> [Task instructions] Leave the pictures out and retype the lines from the beginning through the line with "const exponentLabel = '5';", both ends included.

> [Data]
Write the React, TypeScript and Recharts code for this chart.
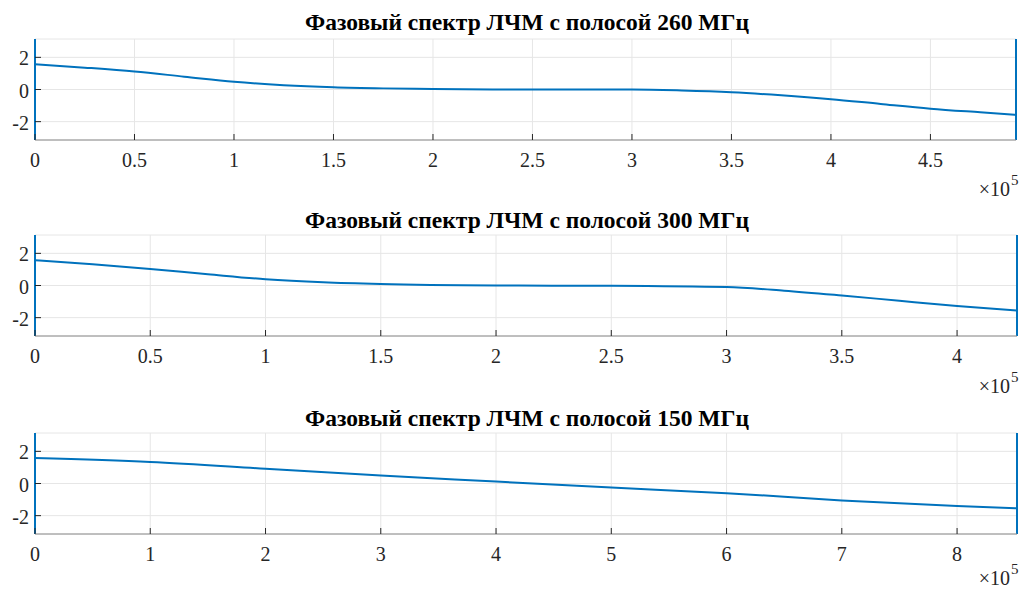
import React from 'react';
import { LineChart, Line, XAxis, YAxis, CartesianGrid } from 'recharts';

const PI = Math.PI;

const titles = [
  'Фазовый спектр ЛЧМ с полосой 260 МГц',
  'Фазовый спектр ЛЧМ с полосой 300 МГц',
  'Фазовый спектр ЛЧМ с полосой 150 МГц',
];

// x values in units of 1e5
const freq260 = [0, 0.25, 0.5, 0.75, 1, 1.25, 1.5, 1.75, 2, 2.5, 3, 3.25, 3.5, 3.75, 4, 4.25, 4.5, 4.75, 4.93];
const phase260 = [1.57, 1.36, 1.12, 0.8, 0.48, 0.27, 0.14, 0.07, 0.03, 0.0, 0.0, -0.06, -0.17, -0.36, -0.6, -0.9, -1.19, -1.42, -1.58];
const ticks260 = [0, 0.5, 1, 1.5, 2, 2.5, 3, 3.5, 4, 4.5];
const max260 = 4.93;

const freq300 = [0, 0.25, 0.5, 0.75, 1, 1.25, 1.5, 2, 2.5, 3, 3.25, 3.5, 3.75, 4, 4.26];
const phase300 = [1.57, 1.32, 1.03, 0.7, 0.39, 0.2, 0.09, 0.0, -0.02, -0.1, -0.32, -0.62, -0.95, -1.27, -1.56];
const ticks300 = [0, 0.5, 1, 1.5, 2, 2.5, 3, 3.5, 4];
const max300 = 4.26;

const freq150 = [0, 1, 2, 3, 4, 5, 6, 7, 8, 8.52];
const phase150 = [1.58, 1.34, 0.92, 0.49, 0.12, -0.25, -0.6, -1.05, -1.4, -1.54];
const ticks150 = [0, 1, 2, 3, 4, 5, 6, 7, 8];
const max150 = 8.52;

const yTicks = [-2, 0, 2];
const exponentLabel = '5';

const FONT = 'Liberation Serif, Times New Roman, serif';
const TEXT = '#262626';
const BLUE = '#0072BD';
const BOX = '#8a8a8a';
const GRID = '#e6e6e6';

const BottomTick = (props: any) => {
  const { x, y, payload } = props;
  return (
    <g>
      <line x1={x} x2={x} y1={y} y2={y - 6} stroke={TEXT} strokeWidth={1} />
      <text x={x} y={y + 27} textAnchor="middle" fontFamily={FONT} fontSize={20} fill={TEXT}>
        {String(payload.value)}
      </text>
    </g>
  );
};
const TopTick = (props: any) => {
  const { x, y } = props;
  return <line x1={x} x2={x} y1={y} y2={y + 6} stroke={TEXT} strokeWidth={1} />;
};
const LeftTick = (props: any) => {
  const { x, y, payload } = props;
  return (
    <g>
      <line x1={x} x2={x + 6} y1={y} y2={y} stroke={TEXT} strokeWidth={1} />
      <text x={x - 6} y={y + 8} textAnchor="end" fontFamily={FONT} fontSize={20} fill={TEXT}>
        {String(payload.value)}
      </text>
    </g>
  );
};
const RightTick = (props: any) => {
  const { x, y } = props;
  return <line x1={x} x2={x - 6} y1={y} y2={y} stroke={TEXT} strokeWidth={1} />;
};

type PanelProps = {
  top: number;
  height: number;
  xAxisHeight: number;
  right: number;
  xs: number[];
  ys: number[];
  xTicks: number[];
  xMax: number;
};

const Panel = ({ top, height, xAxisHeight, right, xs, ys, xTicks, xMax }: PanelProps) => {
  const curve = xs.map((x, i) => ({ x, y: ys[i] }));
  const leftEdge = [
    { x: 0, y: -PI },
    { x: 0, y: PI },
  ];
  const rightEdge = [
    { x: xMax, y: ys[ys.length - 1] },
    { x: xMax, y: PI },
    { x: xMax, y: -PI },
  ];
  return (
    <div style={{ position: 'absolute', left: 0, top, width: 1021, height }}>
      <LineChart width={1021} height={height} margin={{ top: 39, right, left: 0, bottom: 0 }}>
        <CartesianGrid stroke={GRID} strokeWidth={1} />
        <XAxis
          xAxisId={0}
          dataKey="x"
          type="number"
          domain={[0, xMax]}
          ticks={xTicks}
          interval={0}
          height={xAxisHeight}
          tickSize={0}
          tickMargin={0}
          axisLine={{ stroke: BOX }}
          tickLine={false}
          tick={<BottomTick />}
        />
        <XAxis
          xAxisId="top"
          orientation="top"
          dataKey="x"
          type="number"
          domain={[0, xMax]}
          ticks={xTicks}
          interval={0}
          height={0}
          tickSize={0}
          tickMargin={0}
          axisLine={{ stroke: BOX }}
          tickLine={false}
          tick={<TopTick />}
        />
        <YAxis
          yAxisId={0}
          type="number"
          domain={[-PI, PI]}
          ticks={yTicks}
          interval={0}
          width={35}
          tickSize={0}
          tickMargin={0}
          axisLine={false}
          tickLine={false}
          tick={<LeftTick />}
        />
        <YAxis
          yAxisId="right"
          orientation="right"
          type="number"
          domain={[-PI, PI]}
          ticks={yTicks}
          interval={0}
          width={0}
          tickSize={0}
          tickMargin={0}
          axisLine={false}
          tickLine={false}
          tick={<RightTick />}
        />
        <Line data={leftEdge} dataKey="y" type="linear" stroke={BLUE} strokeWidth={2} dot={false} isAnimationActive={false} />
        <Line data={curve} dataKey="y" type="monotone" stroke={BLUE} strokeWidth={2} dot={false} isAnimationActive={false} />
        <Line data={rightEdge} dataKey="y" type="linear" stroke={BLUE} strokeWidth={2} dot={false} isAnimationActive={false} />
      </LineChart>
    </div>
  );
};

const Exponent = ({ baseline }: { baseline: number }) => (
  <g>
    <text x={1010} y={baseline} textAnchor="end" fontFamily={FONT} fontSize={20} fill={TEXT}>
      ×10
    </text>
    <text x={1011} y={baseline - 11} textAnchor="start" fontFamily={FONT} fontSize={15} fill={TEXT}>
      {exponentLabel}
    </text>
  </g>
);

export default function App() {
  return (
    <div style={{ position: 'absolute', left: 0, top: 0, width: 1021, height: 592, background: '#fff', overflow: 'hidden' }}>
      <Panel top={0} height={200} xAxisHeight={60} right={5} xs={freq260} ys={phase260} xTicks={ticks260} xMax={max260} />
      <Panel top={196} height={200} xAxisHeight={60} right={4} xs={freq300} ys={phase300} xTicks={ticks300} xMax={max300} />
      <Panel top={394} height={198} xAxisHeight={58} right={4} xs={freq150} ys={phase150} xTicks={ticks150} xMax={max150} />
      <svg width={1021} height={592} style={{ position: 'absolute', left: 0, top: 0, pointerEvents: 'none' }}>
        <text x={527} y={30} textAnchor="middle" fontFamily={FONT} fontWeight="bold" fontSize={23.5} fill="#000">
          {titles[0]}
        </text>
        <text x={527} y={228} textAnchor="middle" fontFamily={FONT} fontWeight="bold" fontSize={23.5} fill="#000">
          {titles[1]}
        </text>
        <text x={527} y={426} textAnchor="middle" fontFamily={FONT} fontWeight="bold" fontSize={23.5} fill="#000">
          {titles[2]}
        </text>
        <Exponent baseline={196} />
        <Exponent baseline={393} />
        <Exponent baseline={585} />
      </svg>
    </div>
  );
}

> [Solution]
Write the React, TypeScript and Recharts code for this chart.
import React from 'react';
import { LineChart, Line, XAxis, YAxis, CartesianGrid } from 'recharts';

const PI = Math.PI;

const titles = [
  'Фазовый спектр ЛЧМ с полосой 260 МГц',
  'Фазовый спектр ЛЧМ с полосой 300 МГц',
  'Фазовый спектр ЛЧМ с полосой 150 МГц',
];

// x values in units of 1e5
const freq260 = [0, 0.25, 0.5, 0.75, 1, 1.25, 1.5, 1.75, 2, 2.5, 3, 3.25, 3.5, 3.75, 4, 4.25, 4.5, 4.75, 4.93];
const phase260 = [1.57, 1.36, 1.12, 0.8, 0.48, 0.27, 0.14, 0.07, 0.03, 0.0, 0.0, -0.06, -0.17, -0.36, -0.6, -0.9, -1.19, -1.42, -1.58];
const ticks260 = [0, 0.5, 1, 1.5, 2, 2.5, 3, 3.5, 4, 4.5];
const max260 = 4.93;

const freq300 = [0, 0.25, 0.5, 0.75, 1, 1.25, 1.5, 2, 2.5, 3, 3.25, 3.5, 3.75, 4, 4.26];
const phase300 = [1.57, 1.32, 1.03, 0.7, 0.39, 0.2, 0.09, 0.0, -0.02, -0.1, -0.32, -0.62, -0.95, -1.27, -1.56];
const ticks300 = [0, 0.5, 1, 1.5, 2, 2.5, 3, 3.5, 4];
const max300 = 4.26;

const freq150 = [0, 1, 2, 3, 4, 5, 6, 7, 8, 8.52];
const phase150 = [1.58, 1.34, 0.92, 0.49, 0.12, -0.25, -0.6, -1.05, -1.4, -1.54];
const ticks150 = [0, 1, 2, 3, 4, 5, 6, 7, 8];
const max150 = 8.52;

const yTicks = [-2, 0, 2];
const exponentLabel = '5';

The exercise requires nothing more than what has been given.